Finanz, Energie, Versicherungen betroffen
Statistisches Bundesamt: Millionen Beschäftigte leisten unbezahlte Überstunden

Mehrarbeit ist für viele Arbeitnehmer:innen in Deutschland längst zur Normalität geworden – doch nicht jede Stunde wird bezahlt. Besonders betroffen sind Angestellte in der Finanzwelt, der Energieversorgung sowie Beschäftigte mit hoher Wochenarbeitszeit.
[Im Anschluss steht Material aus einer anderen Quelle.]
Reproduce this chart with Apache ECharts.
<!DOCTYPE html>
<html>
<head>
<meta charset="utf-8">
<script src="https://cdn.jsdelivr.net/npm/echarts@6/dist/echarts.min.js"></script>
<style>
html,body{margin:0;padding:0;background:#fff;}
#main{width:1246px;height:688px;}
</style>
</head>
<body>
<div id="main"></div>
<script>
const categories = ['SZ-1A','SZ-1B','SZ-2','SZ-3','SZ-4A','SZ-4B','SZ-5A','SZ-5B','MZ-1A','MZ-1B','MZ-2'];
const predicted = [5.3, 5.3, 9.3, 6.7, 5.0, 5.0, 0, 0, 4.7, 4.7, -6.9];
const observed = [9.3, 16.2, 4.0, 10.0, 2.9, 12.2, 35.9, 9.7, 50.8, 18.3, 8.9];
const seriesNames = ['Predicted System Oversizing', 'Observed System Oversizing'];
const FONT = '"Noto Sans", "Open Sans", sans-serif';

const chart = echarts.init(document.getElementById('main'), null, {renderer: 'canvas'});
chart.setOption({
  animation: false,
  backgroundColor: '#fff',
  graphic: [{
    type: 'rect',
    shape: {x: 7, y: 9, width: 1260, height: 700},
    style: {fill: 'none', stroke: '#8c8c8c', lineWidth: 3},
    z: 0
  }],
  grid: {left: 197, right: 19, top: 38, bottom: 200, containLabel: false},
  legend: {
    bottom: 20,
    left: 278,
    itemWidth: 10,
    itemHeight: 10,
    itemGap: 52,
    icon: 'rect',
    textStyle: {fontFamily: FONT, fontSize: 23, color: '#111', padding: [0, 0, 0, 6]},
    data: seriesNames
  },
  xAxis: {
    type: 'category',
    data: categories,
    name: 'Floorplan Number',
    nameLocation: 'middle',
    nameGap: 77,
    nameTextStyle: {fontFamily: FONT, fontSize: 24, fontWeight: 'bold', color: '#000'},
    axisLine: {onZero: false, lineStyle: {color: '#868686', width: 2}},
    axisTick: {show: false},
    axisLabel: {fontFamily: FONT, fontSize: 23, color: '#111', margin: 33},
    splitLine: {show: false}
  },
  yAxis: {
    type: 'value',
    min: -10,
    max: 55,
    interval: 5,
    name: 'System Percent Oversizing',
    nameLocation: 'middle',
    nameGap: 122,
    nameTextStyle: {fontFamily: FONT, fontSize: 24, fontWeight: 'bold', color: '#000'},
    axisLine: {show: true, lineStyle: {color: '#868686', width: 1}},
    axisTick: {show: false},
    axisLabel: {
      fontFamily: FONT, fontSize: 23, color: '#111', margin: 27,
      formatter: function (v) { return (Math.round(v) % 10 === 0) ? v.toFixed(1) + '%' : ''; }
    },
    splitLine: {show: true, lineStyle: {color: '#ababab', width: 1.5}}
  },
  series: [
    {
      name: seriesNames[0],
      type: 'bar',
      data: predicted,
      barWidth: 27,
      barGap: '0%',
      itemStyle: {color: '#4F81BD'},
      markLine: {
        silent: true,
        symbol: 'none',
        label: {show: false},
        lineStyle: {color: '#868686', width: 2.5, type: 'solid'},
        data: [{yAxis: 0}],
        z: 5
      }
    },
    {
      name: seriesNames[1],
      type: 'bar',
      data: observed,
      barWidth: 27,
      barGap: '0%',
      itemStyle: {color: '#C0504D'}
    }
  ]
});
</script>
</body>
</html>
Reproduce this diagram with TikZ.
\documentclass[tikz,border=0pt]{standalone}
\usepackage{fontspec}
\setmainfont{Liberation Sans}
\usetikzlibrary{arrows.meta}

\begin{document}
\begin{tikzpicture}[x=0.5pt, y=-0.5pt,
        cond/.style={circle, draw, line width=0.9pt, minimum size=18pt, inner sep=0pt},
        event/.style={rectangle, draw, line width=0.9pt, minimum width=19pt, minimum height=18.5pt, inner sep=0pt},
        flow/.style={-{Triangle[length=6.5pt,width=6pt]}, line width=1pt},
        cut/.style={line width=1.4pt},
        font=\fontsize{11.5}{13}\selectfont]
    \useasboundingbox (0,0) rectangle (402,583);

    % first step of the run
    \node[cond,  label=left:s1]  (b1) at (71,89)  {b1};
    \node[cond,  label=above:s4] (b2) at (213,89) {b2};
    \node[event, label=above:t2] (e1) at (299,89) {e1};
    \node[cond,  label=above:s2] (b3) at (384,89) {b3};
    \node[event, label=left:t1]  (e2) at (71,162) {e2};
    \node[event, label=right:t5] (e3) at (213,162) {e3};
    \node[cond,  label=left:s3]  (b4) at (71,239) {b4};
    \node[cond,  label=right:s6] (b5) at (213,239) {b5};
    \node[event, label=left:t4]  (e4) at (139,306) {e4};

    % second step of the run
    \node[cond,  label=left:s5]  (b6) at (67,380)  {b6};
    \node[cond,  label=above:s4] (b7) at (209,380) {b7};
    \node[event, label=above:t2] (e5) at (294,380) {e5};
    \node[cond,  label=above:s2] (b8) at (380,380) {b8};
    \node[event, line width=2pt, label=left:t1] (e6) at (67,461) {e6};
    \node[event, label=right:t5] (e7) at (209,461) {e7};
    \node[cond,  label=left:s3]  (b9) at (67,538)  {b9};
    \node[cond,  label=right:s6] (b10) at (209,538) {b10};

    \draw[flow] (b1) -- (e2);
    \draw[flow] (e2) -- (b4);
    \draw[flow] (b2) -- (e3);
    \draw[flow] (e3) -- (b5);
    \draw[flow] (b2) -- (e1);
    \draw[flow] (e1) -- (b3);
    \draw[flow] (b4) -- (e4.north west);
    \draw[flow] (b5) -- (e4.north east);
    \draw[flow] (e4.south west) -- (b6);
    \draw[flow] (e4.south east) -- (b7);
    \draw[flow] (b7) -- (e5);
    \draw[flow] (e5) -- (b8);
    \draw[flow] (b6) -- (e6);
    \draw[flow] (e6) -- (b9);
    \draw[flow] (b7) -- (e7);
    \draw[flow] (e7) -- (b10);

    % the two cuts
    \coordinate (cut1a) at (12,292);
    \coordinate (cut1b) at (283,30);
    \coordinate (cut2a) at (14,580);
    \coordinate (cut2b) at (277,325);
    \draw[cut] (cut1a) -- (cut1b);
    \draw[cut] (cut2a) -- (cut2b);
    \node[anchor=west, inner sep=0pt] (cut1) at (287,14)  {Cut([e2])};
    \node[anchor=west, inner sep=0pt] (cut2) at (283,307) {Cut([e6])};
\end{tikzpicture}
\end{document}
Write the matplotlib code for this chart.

Das zeigen neue Zahlen des Statistischen Bundesamts.

Rund 4,4 Millionen Erwerbstätige in Deutschland haben im Jahr 2024 mehr gearbeitet als vertraglich vereinbart – teils erheblich. Besonders alarmierend: Fast jede:r Fünfte arbeitete dabei unbezahlt. Die Daten des Statistischen Bundesamts zeichnen ein differenziertes Bild je nach Branche und Geschlecht.

Finanz-, Versicherungs- und Energiebereich an der Spitze

Überstunden gehören in manchen Wirtschaftszweigen mittlerweile zum Alltag. Besonders stark betroffen sind die Finanz-, Versicherungs- und Energiebranche: In diesen Bereichen gab jeweils rund jede:r Sechste an, im Jahr 2024 regelmäßig Mehrarbeit geleistet zu haben. Diese Branchen zeichnen sich durch hohe Verantwortungsgrade und enge Terminketten aus – Faktoren, die erfahrungsgemäß zu einem erhöhten Arbeitszeitvolumen führen.

Deutlich geringer fällt der Anteil in klassisch serviceorientierten Bereichen aus: Im Gastgewerbe etwa leisteten laut Mikrozensus lediglich 6 Prozent der Beschäftigten Überstunden. Auch in der Gruppe der wirtschaftlichen Dienstleistungen – etwa Reinigungs- oder Sicherheitsdienste – ist der Anteil mit 8 Prozent vergleichsweise niedrig. Der Grund: Viele dieser Tätigkeiten unterliegen streng geregelten Schichtsystemen.

Wer viel leistet, wird nicht immer entlohnt

Nicht nur die Häufigkeit, auch das Ausmaß der Mehrarbeit variiert stark. Zwar leisteten 45 Prozent der Betroffenen weniger als fünf Überstunden pro Woche – bei 15 Prozent waren es jedoch mindestens 15 Wochenstunden zusätzlich. Besonders besorgniserregend ist der Umstand, dass ein erheblicher Teil dieser Arbeit unbezahlt bleibt.

Rund 19 Prozent der Überstunden wurden im Jahr 2024 nicht vergütet. Damit arbeiteten fast 850.000 Personen in Deutschland regelmäßig über ihre vertraglich vereinbarte Zeit hinaus, ohne eine finanzielle oder zeitliche Kompensation zu erhalten. Zum Vergleich: Nur 16 Prozent erhielten eine direkte Vergütung, während 71 Prozent auf ein Arbeitszeitkonto zurückgriffen. Diese Konten sollen laut Statistischem Bundesamt als flexibles Instrument zur Arbeitszeitregulierung dienen – sie verdecken jedoch oft die strukturelle Dauerbelastung.

Männer leisten mehr Überstunden – Frauen häufiger unbezahlt

Ein Blick auf die Geschlechterverteilung zeigt: Männer waren 2024 mit einem Anteil von 13 Prozent häufiger von Mehrarbeit betroffen als Frauen (10 Prozent). Eine differenzierte Betrachtung der Vergütung offenbart jedoch eine andere Dimension: Frauen leisten einen überproportional hohen Anteil unbezahlter Überstunden, insbesondere in Teilzeitmodellen oder in Berufen mit geringer Tarifbindung.

Dabei handelt es sich keineswegs um Einzelfälle: Laut Ersterhebung des Mikrozensus bezog sich die Analyse auf rund 39,1 Millionen abhängig Beschäftigte ab 15 Jahren. Unbezahlte Mehrarbeit ist damit kein Randphänomen – sondern ein strukturelles Problem, das sowohl wirtschaftliche als auch gesundheitliche Folgen nach sich zieht.